Short task:
Starting from the top of the material, restate each line exactly until the line that contains "n_months = 87", which is also copied. Pictures are excluded.

Input for this task:

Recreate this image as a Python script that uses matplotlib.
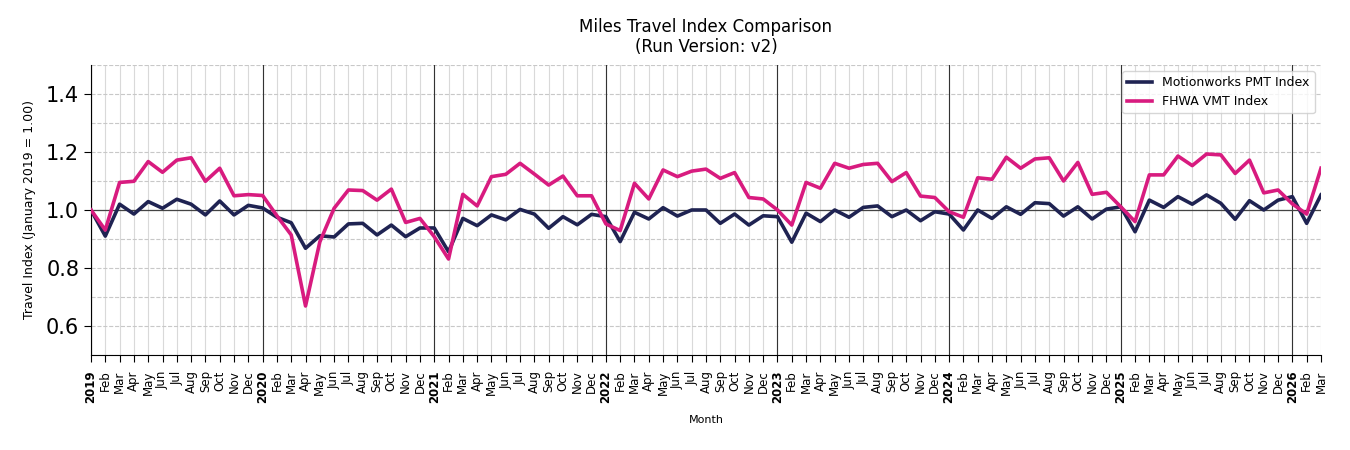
import matplotlib
matplotlib.use('Agg')
import matplotlib.pyplot as plt
import numpy as np
import pandas as pd

# Monthly index values, Jan 2019 .. Mar 2026
start_month = '2019-01'
n_months = 87

pmt_index = [1.000, 0.910, 1.020, 0.986, 1.029, 1.006, 1.037, 1.020, 0.983, 1.031, 0.983, 1.016,
             1.007, 0.975, 0.956, 0.868, 0.911, 0.907, 0.952, 0.954, 0.914, 0.948, 0.908, 0.938,
             0.938, 0.856, 0.971, 0.946, 0.983, 0.966, 1.002, 0.986, 0.937, 0.977, 0.949, 0.985,
             0.977, 0.891, 0.992, 0.969, 1.008, 0.979, 1.000, 1.000, 0.954, 0.986, 0.948, 0.980,
             0.977, 0.889, 0.989, 0.960, 1.000, 0.975, 1.009, 1.014, 0.977, 1.000, 0.963, 0.994,
             0.986, 0.931, 1.000, 0.971, 1.011, 0.985, 1.025, 1.022, 0.979, 1.011, 0.969, 1.003,
             1.011, 0.925, 1.034, 1.009, 1.046, 1.020, 1.052, 1.023, 0.968, 1.032, 1.000, 1.034,
             1.046, 0.954, 1.052]

vmt_index = [1.000, 0.931, 1.095, 1.099, 1.167, 1.130, 1.172, 1.180, 1.099, 1.144, 1.049, 1.053,
             1.050, 0.980, 0.914, 0.669, 0.890, 1.006, 1.069, 1.067, 1.034, 1.072, 0.957, 0.971,
             0.908, 0.831, 1.054, 1.014, 1.115, 1.123, 1.161, 1.124, 1.086, 1.117, 1.049, 1.049,
             0.952, 0.929, 1.092, 1.038, 1.138, 1.115, 1.134, 1.141, 1.109, 1.129, 1.043, 1.038,
             1.000, 0.948, 1.095, 1.075, 1.161, 1.144, 1.157, 1.161, 1.098, 1.129, 1.048, 1.043,
             0.994, 0.975, 1.111, 1.106, 1.182, 1.144, 1.176, 1.180, 1.100, 1.164, 1.054, 1.061,
             1.011, 0.960, 1.121, 1.121, 1.186, 1.153, 1.193, 1.190, 1.126, 1.172, 1.059, 1.069,
             1.021, 0.986, 1.144]

months = pd.period_range(start_month, periods=n_months, freq='M')
x = np.arange(n_months)
tick_labels = [str(m.year) if m.month == 1 else m.strftime('%b') for m in months]

fig = plt.figure(figsize=(13.5, 4.5), dpi=100)
ax = fig.add_axes([0.0674, 0.2111, 0.9111, 0.6445])

# grid
ax.set_xticks(x, minor=False)
ax.set_yticks([0.6, 0.8, 1.0, 1.2, 1.4])
ax.set_yticks(np.arange(0.5, 1.51, 0.1), minor=True)
ax.grid(axis='x', which='major', color='#d9d9d9', linewidth=0.8, linestyle='-')
ax.grid(axis='y', which='both', color='#c8c8c8', linewidth=0.8, linestyle='--')
ax.set_axisbelow(True)

for i, m in enumerate(months):
    if m.month == 1:
        ax.axvline(i, color='#333333', linewidth=0.8, zorder=1)
ax.axhline(1.0, color='#444444', linewidth=0.9, zorder=1)

ax.plot(x, pmt_index, color='#1f2352', linewidth=2.6, label='Motionworks PMT Index', zorder=3)
ax.plot(x, vmt_index, color='#d81b7f', linewidth=2.6, label='FHWA VMT Index', zorder=3)

ax.set_xlim(0, n_months - 1)
ax.set_ylim(0.5, 1.5)

ax.set_xticklabels(tick_labels, rotation=90, fontsize=8.5)
for lab, m in zip(ax.get_xticklabels(), months):
    if m.month == 1:
        lab.set_fontweight('bold')
ax.tick_params(axis='y', which='major', labelsize=15, length=5)
ax.tick_params(axis='y', which='minor', length=0)
ax.tick_params(axis='x', length=5, pad=6)

for s in ['top', 'right']:
    ax.spines[s].set_visible(False)

ax.set_xlabel('Month', fontsize=8, labelpad=9)
ax.set_ylabel('Travel Index (January 2019 = 1.00)', fontsize=9, labelpad=7)
ax.set_title('Miles Travel Index Comparison\n(Run Version: v2)', fontsize=12, pad=9)
ax.legend(loc='upper right', fontsize=9)

fig.savefig('out.png', dpi=100)
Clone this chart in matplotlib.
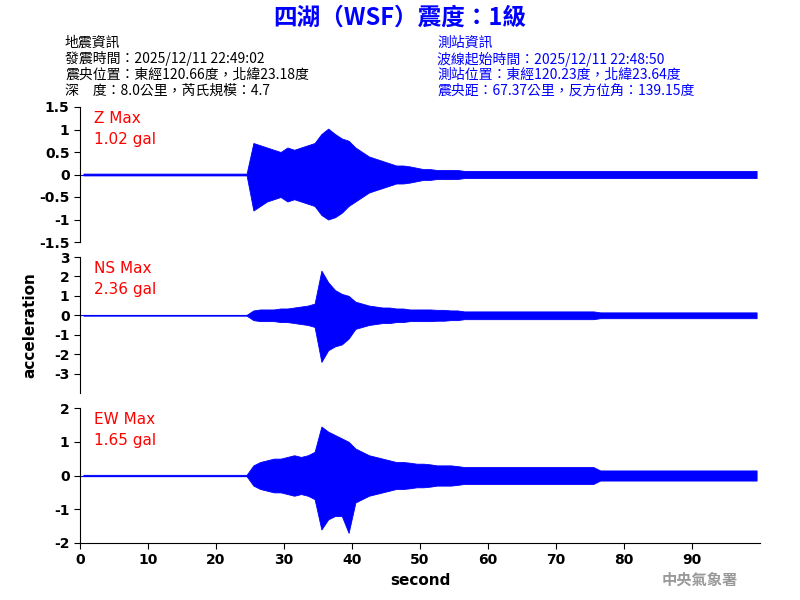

Written answer:
Recreate this image as a Python script that uses matplotlib.
import matplotlib
matplotlib.use('Agg')
import matplotlib.pyplot as plt
import numpy as np
import pandas as pd

# Monthly index values, Jan 2019 .. Mar 2026
start_month = '2019-01'
n_months = 87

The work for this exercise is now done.